Usaha-usaha yang gigih dari kaum komunis
dalam membubarkan HMI ternyata tidak menjadi kenyataan, dan sejarahpun telah
membeberkan dengan jelas siapa yang kontra revolusi, PKI dengan puncak aksi
pada tanggal 30 September 1965 telah membuatnya sebagai salah satu organisasi
terlarang.
Fase
Kebangkitan HMI sebagai Pelopor Orde Baru (1966 - 1968)
HMI sebagai sumber insani bangsa turut
mempelopori tegaknya Orde Baru untuk menghapuskan orde lama yang sarat dengan
ketotaliterannya. Usaha-usaha itu tampak antara lain HMI melalui Wakil Ketua PB
Mari'ie Muhammad memprakasai Kesatuan Aksi Mahasiswa (KAMI) 25 Oktober 1965
yang bertugas antara lain : 1) Mengamankan Pancasila. 2) Memperkuat bantuan
kepada ABRI dalam penumpasan Gestapu/ PKI sampai ke akar-akarnya. Masa aksi
KAMI yang pertama berupa Rapat Umum dilaksanakan tanggal 3 Nopember 1965 di
halaman Fakultas Kedokteran UI Salemba Jakarta, dimana barisan HMI menunjukan
superioitasnya dengan massanya yang terbesar. Puncak aksi KAMI terjadi pada
tanggal 10 Januari 1966 yang mengumandangkan tuntutan rakyat dalam bentuk Tritura
yang terkenal itu. Tuntutan tersebut ternyata mendapat perlakuan yang represif
dari aparat keamanan sehingga tidak sedikit dari pihak mahasiswa menjadi
korban. Diantaranya antara lain : Arif rahman Hakim, Zubaidah di Jakarta, Aris
Munandar, Margono yang gugur di Yogyakarta, Hasannudin di Banjarmasin, Muhammad
Syarif al-Kadri di Makasar, kesemuanya merupakan pahlawan-pahlawan ampera yang
berjuang tanpa pamrih dan semata-mata demi kemaslahatan ummat serta keselamatan
bangsa serta negara. Akhirnya puncak tututan tersebut berbuah hasil yang
diharap-harapkan dengan keluarnya Supersemar sebagai tonggak sejarah berdirinya
Orde Baru.
Fase
Pembangunan (1969 - 1970)
Setelah Orde Baru mantap, Pancasila
dilaksanakan secara murni serta konsekuen (meski hal ini perlu kajian lagi
secara mendalam), maka sejak tanggal 1 April 1969 dimulailah Rencana
Pembangunan Lima Tahun (Repelita). HMI pun sesuai dengan 5 aspek pemikirannya
turut pula memberikan sumbangan serta partisipasinya dalam era awal pembagunan.

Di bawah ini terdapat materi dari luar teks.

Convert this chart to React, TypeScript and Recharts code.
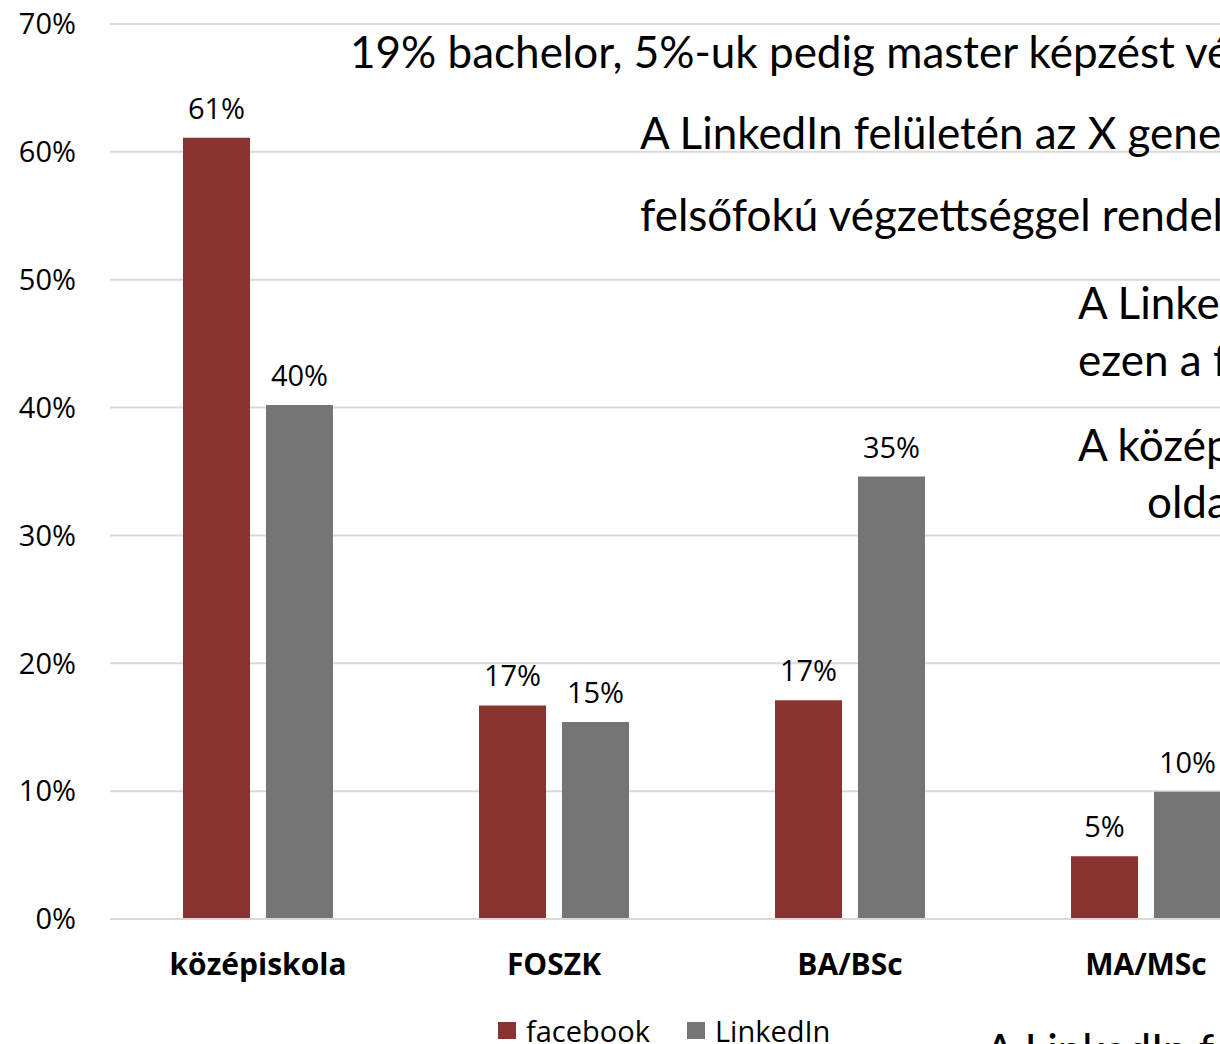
import { BarChart, Bar, XAxis, YAxis, CartesianGrid, Legend, LabelList } from 'recharts';

const categories = ['középiskola', 'FOSZK', 'BA/BSc', 'MA/MSc'];
const facebook = [61.1, 16.7, 17.1, 4.9];
const linkedin = [40.2, 15.4, 34.6, 9.95];
const yTicks = [0, 10, 20, 30, 40, 50, 60, 70];

const seriesInfo = [
  { key: 'facebook', label: 'facebook', color: '#8a3432' },
  { key: 'linkedin', label: 'LinkedIn', color: '#757575' },
];

// slide text boxes lying over the chart (cut off at the right edge)
const overlayLines = [
  { text: '19% bachelor, 5%-uk pedig master képzést végzett.', x: 350, y: 52 },
  { text: 'A LinkedIn felületén az X generáció', x: 640, y: 133 },
  { text: 'felsőfokú végzettséggel rendelkezik', x: 640, y: 215 },
  { text: 'A LinkedIn felhasználók', x: 1078, y: 303 },
  { text: 'ezen a felületen', x: 1078, y: 360 },
  { text: 'A középiskolások', x: 1078, y: 445 },
  { text: 'oldalon', x: 1147, y: 502 },
  { text: 'A LinkedIn felhasználói', x: 985, y: 1050 },
];

const data = categories.map((name, i) => ({ name, facebook: facebook[i], linkedin: linkedin[i] }));

const FONT = '"Open Sans", "Noto Sans", sans-serif';

const renderLegend = () => (
  <div style={{ display: 'flex', alignItems: 'center', marginLeft: 498, height: 36, fontFamily: FONT, fontSize: 29, color: '#000' }}>
    {seriesInfo.map((s, i) => (
      <div key={s.key} style={{ display: 'flex', alignItems: 'center', marginRight: i === 0 ? 37 : 0 }}>
        <span style={{ width: 18, height: 17, background: s.color, display: 'inline-block', marginRight: 10 }} />
        <span>{s.label}</span>
      </div>
    ))}
  </div>
);

export default function App() {
  return (
    <div style={{ position: 'fixed', left: 0, top: 0, width: 1220, height: 1044, overflow: 'hidden', background: '#fff' }}>
      <BarChart width={1330} height={1080} data={data} margin={{ top: 24, right: 36, left: 0, bottom: 65 }} barGap={16} barSize={67}>
        <CartesianGrid vertical={false} stroke="#d9d9d9" strokeWidth={2} />
        <XAxis dataKey="name" tickLine={false} tickSize={0} tickMargin={35} height={60}
          axisLine={{ stroke: '#d9d9d9', strokeWidth: 2 }}
          tick={{ fontSize: 30, fontWeight: 700, fill: '#000', fontFamily: FONT }} />
        <YAxis type="number" domain={[0, 70]} ticks={yTicks} width={110} axisLine={false} tickLine={false}
          tickSize={0} tickMargin={34} tickFormatter={(v) => `${v}%`}
          tick={{ fontSize: 29, fill: '#000', fontFamily: FONT }} />
        <Legend content={renderLegend} wrapperStyle={{ top: 1012, left: 0, width: 1330, height: 36 }} />
        {seriesInfo.map((s) => (
          <Bar key={s.key} dataKey={s.key} name={s.label} fill={s.color} isAnimationActive={false}>
            <LabelList dataKey={s.key} position="top" offset={19}
              formatter={(v: any) => `${Math.round(Number(v))}%`}
              style={{ fontSize: 29, fill: '#000', fontFamily: FONT }} />
          </Bar>
        ))}
      </BarChart>
      {overlayLines.map((l, i) => (
        <div key={i} style={{ position: 'absolute', left: l.x, top: l.y - 24, whiteSpace: 'nowrap', fontFamily: 'Lato, sans-serif', fontSize: 44, lineHeight: '46px', color: '#000' }}>
          {l.text}
        </div>
      ))}
    </div>
  );
}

Bentuk-bentuk partisipasi HMI baik anggotanya maupun yang telah menjadi alumni
meliputi diantaranya : 1) partisipasi dalam pembentukan suasana, situasi dan
iklim yang memungkinkan dilaksanakannya pembangunan, 2) partisipasi dalam
pemberian konsep-konsep dalam berbagai aspek pemikiran 3) partisipasi dalam
bentuk pelaksana langsung dari pembangunan.
Fase
Pergolakan dan Pembaharuan Pemikiran (1970 - sekarang )
Suatu ciri khas yang dibina oleh HMI,
diantaranya adalah kebebasan berpikir dikalangan anggotanya, karena pada hakikatnya
timbulnya pembaharuan karena adanya pemikiran yang bersifat dinamis dari
masing-masing individu.
Disebutkan bahwa fase pergolakan pemikiran
ini muncul pada tahun 1970, tetapi geja-gejalanya telah nampak pada tahun 1968.
Namun klimaksnya memang terjadi pada tahun 1970 dimana secara relatif
masalah-masalah intern organisasi yang rutin telah terselesaikan. Sementara
dilain sisi persoalan ekstern muncul menghadang dengan segudang problema.